Delivering your Mediation Materials
As long as your mediation materials are not voluminous, unwieldy or data intensive (more than 2MB), I prefer that you send them to me by email, firstname.lastname@example.org, with a copy to my paralegal Amylyn Riedling, email@example.com . If you mail or have your materials delivered, please send them to me at 1191 Second Avenue, 18th floor, Seattle WA 98101.
Mediation Confidentiality and My Role as Mediator
A copy of an agreement regarding role of the mediator and mediation confidentiality is posted on my firm’s website (www.cnhlaw.com/adr-services). I will circulate a copy at the mediation and will expect all participants – lawyers and clients – to sign it.
Unless you tell me that having both sets of clients in the same room together for any reason is problematic and inadvisable, we will begin our mediation with a joint meet-and-greet administrative session.

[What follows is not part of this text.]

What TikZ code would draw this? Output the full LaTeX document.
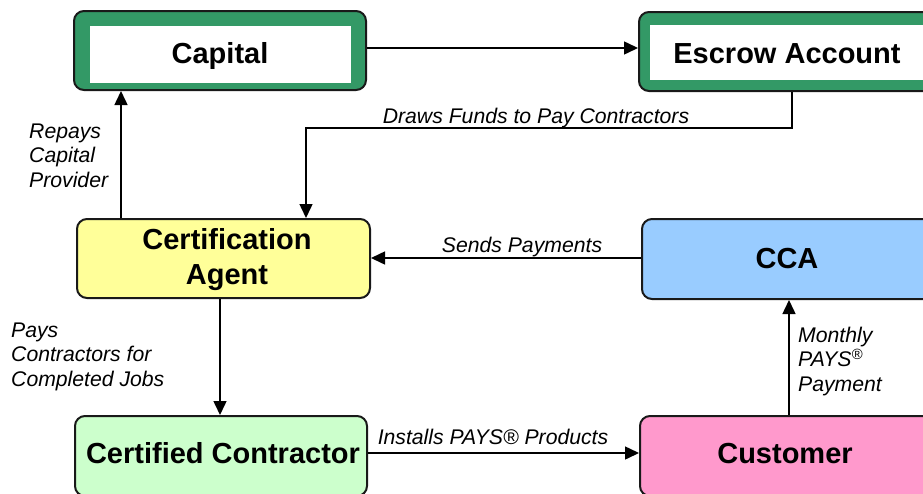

There are things I like to tell the parties and their lawyers about myself, the mediation process and what we will be doing that day that are best said once, so everyone hears the same thing.
I’ll phone each side (separately) after I’ve read your materials to discuss the most appropriate format for the mediation and whether either of you believe a substantive joint session (where the lawyers and/or clients address their opposite number and discuss the key issues in dispute from their perspective) at the commencement would be productive. I generally find that substantive joint sessions at the commencement of a mediation lead to positional bargaining and are therefore unproductive, but I invite your comments on the most appropriate format for our mediation; you know the players and the dynamics better than I. This is not to say that a substantive joint session won’t be productive later in the mediation day and I reserve the option of calling one if I feel such a session will be productive.
Ordinarily, most of our mediation day will be spent in caucus, where I confer with one side and then the other.
I wrote an article several years ago on mediation practice pointers and use it myself when representing clients in mediation. It’s available on our firm’s website (www.cnhlaw.com/adr-services). Use it as you see fit.
Settlement – Wrapping up the Mediation
Experience has taught me (and I’m sure you too) that if the mediation results in a settlement (full or partial), the terms of that settlement need to be reduced to writing and the parties need to sign off on the document. Please be prepared to draft a settlement agreement for execution by the client representatives at the end of our mediation. I’m perfectly comfortable with a handwritten settlement agreement, but if you prefer to have a “pretty” typewritten document, please bring a laptop with at least the basic format of a settlement agreement loaded onto it. You can then email it to me; I’ll have it printed off for everyone to review and sign.